Ladies and Gentlemen, Boys and Girls….Please direct your attention high above the center ring……..watch and witness as Bob Wheeler will attempt to leap from one swing to another many feet away. In order to do this he must let go of the first at just the right time in order to catch the other as it sways back and forth through the air.
That’s kinda how I feel right now…..I need to let go of the safety and stability of one career and do it at just the right time in order to catch another one.
I’ve spent a lot of time over the past few years contemplating when I should actually retire from the Navy. My 20 year mark will be in January of 2014, so theoretically I could end my career in January and with terminal leave (the vacation days I’ve accumulated) I could start working two months prior. I could actually be employable before the end of 2013. On the other hand, I could remain in the Navy until the end of my current contract in September of 2014. This leaves me a virtual exit window of nine months. Certainly there are a lot of other factors that will go into this decision. My son will graduate high school in June of 2014, for example. But at some point I need to decide when to let go and reach for the other bar.
The hiring process evolved to support and thrive in the civilian professional market, not to act as a safety net for those exiting the service. Most job postings that you will find on the internet, are essentially for immediate hire. They are not long term projections and if it’s posted for hire, no one is interested in holding a position vacant for four months while I process retirement paperwork.
I was recently engaged in an online discussion this week in the LinkedIn group “Military-Civilian Career Coaching Connection (MC4)” and one gentlemen (prior Marine Officer who’s been in the professional world for the past five years) suggested that the real work of looking for a job shouldn’t start until about 90 days out and should really get kicked up at about the 45 day mark. It’s really all about filling vacancies, and they may not be sure of a vacancy until about 30 days out, so by the time it’s posted it’s essentially a “hot fill”.
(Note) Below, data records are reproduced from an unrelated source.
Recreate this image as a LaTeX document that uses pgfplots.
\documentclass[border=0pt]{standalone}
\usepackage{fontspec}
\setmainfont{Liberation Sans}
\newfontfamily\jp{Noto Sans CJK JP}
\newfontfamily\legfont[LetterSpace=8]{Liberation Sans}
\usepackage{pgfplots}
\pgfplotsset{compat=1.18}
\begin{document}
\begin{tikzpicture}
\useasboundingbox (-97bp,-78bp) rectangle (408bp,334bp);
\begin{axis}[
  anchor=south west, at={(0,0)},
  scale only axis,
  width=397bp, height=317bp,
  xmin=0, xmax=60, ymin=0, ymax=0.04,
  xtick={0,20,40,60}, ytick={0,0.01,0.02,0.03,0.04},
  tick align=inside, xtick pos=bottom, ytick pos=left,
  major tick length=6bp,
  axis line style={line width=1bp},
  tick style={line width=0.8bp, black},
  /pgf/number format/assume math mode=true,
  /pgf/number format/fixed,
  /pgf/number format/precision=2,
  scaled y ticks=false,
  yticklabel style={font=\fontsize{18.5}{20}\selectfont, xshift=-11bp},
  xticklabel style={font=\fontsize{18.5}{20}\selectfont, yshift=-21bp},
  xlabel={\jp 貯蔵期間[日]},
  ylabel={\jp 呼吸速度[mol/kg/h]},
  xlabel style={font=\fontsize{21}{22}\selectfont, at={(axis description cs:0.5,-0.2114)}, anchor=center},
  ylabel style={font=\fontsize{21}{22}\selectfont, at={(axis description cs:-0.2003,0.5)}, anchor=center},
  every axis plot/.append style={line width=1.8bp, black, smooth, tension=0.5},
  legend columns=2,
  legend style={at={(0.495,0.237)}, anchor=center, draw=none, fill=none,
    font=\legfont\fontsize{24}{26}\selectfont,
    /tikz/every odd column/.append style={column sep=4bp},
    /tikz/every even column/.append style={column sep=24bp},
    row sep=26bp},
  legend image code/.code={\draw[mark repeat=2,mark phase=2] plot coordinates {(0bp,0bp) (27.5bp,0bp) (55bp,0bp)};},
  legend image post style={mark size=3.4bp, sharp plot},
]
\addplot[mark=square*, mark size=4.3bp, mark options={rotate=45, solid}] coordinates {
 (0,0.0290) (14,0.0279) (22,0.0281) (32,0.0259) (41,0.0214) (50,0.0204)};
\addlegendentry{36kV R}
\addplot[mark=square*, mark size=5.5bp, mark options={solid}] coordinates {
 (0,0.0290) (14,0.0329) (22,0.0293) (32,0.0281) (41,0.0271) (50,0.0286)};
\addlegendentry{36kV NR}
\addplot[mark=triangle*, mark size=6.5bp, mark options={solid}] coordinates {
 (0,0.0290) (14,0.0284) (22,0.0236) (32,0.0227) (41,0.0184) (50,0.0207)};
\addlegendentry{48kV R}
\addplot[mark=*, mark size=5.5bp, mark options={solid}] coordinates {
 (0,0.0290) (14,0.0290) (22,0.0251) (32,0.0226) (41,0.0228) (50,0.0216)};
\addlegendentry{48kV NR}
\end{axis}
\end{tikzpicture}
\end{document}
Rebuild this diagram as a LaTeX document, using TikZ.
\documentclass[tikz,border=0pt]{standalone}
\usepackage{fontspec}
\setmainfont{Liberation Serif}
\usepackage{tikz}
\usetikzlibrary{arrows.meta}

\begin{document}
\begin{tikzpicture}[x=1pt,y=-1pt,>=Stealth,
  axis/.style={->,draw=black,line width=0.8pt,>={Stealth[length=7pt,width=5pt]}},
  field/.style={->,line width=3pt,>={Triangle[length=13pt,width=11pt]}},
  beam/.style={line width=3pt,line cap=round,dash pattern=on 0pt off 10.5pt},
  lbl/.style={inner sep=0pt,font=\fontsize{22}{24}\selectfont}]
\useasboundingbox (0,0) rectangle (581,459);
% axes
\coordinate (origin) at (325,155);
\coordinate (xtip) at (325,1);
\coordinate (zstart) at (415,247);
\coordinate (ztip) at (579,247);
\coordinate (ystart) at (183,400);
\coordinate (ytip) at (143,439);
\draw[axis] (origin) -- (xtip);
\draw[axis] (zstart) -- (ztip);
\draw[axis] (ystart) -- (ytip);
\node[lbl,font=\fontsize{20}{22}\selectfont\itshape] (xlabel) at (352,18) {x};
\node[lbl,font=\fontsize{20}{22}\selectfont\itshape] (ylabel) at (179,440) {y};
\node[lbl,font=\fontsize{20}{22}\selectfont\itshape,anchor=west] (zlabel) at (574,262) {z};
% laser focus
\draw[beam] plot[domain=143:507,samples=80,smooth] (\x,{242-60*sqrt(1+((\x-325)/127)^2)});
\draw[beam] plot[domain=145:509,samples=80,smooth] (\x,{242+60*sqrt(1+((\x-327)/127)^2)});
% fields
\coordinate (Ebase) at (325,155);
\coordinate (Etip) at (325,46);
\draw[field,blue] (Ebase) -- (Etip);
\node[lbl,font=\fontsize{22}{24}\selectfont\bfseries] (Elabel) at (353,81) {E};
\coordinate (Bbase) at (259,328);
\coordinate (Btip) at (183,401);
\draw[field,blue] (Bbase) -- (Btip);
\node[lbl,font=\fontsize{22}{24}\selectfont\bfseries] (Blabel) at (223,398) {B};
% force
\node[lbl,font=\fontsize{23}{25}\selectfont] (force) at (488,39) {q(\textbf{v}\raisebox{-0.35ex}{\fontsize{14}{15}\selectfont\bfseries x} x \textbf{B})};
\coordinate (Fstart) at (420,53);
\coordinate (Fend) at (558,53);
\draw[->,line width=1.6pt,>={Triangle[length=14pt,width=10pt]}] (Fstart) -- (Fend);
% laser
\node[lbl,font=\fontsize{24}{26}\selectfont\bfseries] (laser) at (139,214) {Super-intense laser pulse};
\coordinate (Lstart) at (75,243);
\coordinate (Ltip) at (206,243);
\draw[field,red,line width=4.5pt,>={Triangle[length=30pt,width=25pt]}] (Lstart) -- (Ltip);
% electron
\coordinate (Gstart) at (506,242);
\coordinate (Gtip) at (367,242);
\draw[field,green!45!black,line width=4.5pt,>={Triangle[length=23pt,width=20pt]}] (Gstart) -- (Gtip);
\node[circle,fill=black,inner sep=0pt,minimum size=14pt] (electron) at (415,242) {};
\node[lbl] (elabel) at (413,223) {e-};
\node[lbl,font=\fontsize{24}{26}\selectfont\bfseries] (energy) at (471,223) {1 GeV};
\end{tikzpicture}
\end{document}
But, while the actually job hunt may not begin until about 3 moths out, active networking can and should begin much sooner. It is essential to build and maintain the network before you need it. I knew when I took the orders to Baltimore that there would be a chance I would want to work in the HR industry once I retired, so I knew that a reputation for success would be something I would be able to leverage when the time came. Especially if I was willing to remain in this area (Baltimore/DC).
And…oh by the way…..building a network has a lot to do with helping people out and collaborating. “Networking” is not a dirty word. The things I did to succeed as a Medical Officer Recruiter here were the same actions it took to build a network. The key was just keeping in touch with people and offering to help them out as well. It’s created a terrific professional synergy and has been probably the key factor in me finding some absolutely terrific physicians and future physicians for the Navy. Even better, thanks to my network, I have sustainable results.
To date, many people in my network know that am transitioning soon, but without an exact date. More than one has offered me great advice about how to prepare and given me a glimpse “behind the curtain” of the civilian work sector. If at some point the network comes to me with a job offer with enough lead time to set up a transition, terrific. If not, and I’m forced to eventually let go of one swing in the hopes of catching the other, the network can at least act as an advocate for me.
It’s tough to leap from one trapeze to another. As scary as it is though, it sure is nice to think there is someone on the other bar trying to catch you.
Update: I put my retirement papers in and will begin terminal leave in June of 2014.